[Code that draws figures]
»»

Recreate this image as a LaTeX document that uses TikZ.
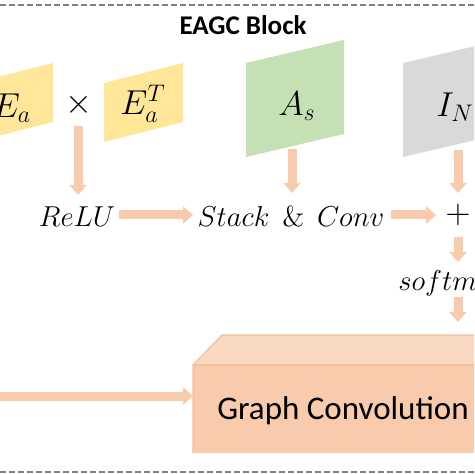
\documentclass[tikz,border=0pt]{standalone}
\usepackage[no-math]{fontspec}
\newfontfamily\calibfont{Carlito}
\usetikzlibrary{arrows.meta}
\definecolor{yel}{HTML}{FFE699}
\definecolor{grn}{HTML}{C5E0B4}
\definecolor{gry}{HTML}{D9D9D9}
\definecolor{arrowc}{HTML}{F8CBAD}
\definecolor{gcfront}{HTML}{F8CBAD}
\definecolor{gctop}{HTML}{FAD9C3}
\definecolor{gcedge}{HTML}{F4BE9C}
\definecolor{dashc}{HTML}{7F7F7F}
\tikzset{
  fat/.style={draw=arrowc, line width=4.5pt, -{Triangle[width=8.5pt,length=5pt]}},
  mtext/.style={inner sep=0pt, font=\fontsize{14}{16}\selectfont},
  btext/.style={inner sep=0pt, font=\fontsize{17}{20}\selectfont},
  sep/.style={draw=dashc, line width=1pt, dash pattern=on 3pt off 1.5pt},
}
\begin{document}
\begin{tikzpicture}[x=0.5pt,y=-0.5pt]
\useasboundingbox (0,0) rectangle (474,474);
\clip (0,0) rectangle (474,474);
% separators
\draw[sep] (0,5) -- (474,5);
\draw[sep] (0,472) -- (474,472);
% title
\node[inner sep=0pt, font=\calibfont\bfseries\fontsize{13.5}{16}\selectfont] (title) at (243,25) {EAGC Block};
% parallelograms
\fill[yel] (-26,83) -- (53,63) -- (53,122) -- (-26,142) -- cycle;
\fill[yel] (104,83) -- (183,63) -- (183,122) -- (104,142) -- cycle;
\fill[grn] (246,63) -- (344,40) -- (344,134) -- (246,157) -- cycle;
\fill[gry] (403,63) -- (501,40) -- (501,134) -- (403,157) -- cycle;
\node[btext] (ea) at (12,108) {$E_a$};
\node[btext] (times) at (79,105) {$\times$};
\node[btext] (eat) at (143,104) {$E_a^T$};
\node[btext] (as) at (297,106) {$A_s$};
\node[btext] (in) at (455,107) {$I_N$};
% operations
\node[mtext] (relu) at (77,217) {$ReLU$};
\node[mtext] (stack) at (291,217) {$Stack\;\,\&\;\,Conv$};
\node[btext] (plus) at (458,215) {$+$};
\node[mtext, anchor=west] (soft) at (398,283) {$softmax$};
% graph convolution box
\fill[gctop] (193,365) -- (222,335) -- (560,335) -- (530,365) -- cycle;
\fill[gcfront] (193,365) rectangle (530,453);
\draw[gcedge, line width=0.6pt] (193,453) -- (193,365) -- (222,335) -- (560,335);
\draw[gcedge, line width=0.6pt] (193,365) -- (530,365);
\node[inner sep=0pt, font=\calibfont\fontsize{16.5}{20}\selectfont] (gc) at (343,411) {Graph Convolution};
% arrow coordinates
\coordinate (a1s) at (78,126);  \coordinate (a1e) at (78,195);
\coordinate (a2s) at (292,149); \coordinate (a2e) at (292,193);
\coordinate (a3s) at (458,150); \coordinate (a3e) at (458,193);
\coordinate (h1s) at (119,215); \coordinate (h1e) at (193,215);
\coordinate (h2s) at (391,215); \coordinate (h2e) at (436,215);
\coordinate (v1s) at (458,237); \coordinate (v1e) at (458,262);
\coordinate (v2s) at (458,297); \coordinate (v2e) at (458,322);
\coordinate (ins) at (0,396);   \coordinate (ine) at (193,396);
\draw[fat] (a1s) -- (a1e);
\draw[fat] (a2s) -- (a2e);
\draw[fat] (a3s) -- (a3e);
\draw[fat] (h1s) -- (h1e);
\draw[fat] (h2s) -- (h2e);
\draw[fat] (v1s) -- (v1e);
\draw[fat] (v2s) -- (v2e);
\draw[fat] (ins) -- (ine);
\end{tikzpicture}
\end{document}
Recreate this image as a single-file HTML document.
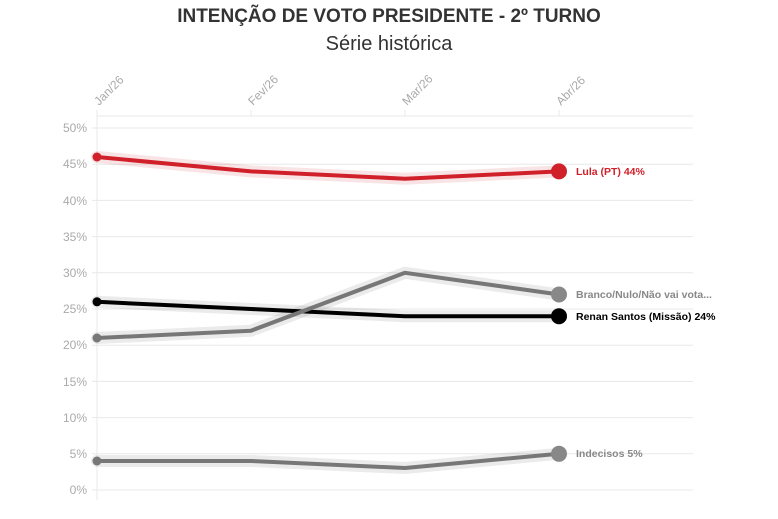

««

▶ **WHAT YOU HAVE TO DO**
Every line above should be returned exactly; the pictures stay out.

▶ **RESULT FOR THIS TASK**
Recreate this image as a LaTeX document that uses TikZ.
\documentclass[tikz,border=0pt]{standalone}
\usepackage[no-math]{fontspec}
\newfontfamily\calibfont{Carlito}
\usetikzlibrary{arrows.meta}
\definecolor{yel}{HTML}{FFE699}
\definecolor{grn}{HTML}{C5E0B4}
\definecolor{gry}{HTML}{D9D9D9}
\definecolor{arrowc}{HTML}{F8CBAD}
\definecolor{gcfront}{HTML}{F8CBAD}
\definecolor{gctop}{HTML}{FAD9C3}
\definecolor{gcedge}{HTML}{F4BE9C}
\definecolor{dashc}{HTML}{7F7F7F}
\tikzset{
  fat/.style={draw=arrowc, line width=4.5pt, -{Triangle[width=8.5pt,length=5pt]}},
  mtext/.style={inner sep=0pt, font=\fontsize{14}{16}\selectfont},
  btext/.style={inner sep=0pt, font=\fontsize{17}{20}\selectfont},
  sep/.style={draw=dashc, line width=1pt, dash pattern=on 3pt off 1.5pt},
}
\begin{document}
\begin{tikzpicture}[x=0.5pt,y=-0.5pt]
\useasboundingbox (0,0) rectangle (474,474);
\clip (0,0) rectangle (474,474);
% separators
\draw[sep] (0,5) -- (474,5);
\draw[sep] (0,472) -- (474,472);
% title
\node[inner sep=0pt, font=\calibfont\bfseries\fontsize{13.5}{16}\selectfont] (title) at (243,25) {EAGC Block};
% parallelograms
\fill[yel] (-26,83) -- (53,63) -- (53,122) -- (-26,142) -- cycle;
\fill[yel] (104,83) -- (183,63) -- (183,122) -- (104,142) -- cycle;
\fill[grn] (246,63) -- (344,40) -- (344,134) -- (246,157) -- cycle;
\fill[gry] (403,63) -- (501,40) -- (501,134) -- (403,157) -- cycle;
\node[btext] (ea) at (12,108) {$E_a$};
\node[btext] (times) at (79,105) {$\times$};
\node[btext] (eat) at (143,104) {$E_a^T$};
\node[btext] (as) at (297,106) {$A_s$};
\node[btext] (in) at (455,107) {$I_N$};
% operations
\node[mtext] (relu) at (77,217) {$ReLU$};
\node[mtext] (stack) at (291,217) {$Stack\;\,\&\;\,Conv$};
\node[btext] (plus) at (458,215) {$+$};
\node[mtext, anchor=west] (soft) at (398,283) {$softmax$};
% graph convolution box
\fill[gctop] (193,365) -- (222,335) -- (560,335) -- (530,365) -- cycle;
\fill[gcfront] (193,365) rectangle (530,453);
\draw[gcedge, line width=0.6pt] (193,453) -- (193,365) -- (222,335) -- (560,335);
\draw[gcedge, line width=0.6pt] (193,365) -- (530,365);
\node[inner sep=0pt, font=\calibfont\fontsize{16.5}{20}\selectfont] (gc) at (343,411) {Graph Convolution};
% arrow coordinates
\coordinate (a1s) at (78,126);  \coordinate (a1e) at (78,195);
\coordinate (a2s) at (292,149); \coordinate (a2e) at (292,193);
\coordinate (a3s) at (458,150); \coordinate (a3e) at (458,193);
\coordinate (h1s) at (119,215); \coordinate (h1e) at (193,215);
\coordinate (h2s) at (391,215); \coordinate (h2e) at (436,215);
\coordinate (v1s) at (458,237); \coordinate (v1e) at (458,262);
\coordinate (v2s) at (458,297); \coordinate (v2e) at (458,322);
\coordinate (ins) at (0,396);   \coordinate (ine) at (193,396);
\draw[fat] (a1s) -- (a1e);
\draw[fat] (a2s) -- (a2e);
\draw[fat] (a3s) -- (a3e);
\draw[fat] (h1s) -- (h1e);
\draw[fat] (h2s) -- (h2e);
\draw[fat] (v1s) -- (v1e);
\draw[fat] (v2s) -- (v2e);
\draw[fat] (ins) -- (ine);
\end{tikzpicture}
\end{document}
Recreate this image as a single-file HTML document.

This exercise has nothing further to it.